Pendant ce temps, seul le président de la république Béji Caid Essebsi a fait montre de sa détermination à assurer au gouvernement d’union nationale tout le soutien nécessaire.  Il consulte et reçoit des personnalités politiques de tous bords pour créer une sorte de « ceinture politique » compacte autour du gouvernement. Il fait du « lobbying » auprès des Etats étrangers et des institutions financières internationales pour les sensibiliser quant à la nécessité de soutenir les efforts du gouvernement d’union nationale dans ses programmes économiques. Il sait qu’un éventuel échec serait synonyme d’un saut dans l’inconnu et que le pays ne saurait supporter davantage de blocages et de crises.

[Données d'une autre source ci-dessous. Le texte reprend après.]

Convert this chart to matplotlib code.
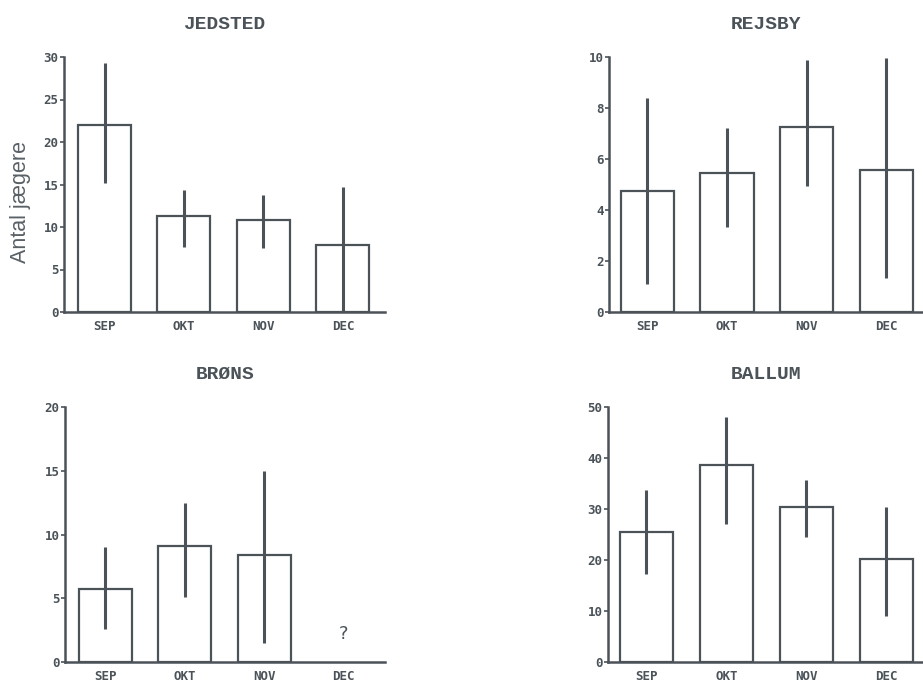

Aussi bien le chef de l’Etat que le chef du gouvernement, dont l’entente ne souffre aucune ambiguïté, sont appelés à mettre en réserve leurs convictions partisanes pour donner la priorité à la préservation de cet esprit de consensus et d’unité qui a prévalu tout le long du processus ayant amené à la formation du gouvernement actuel.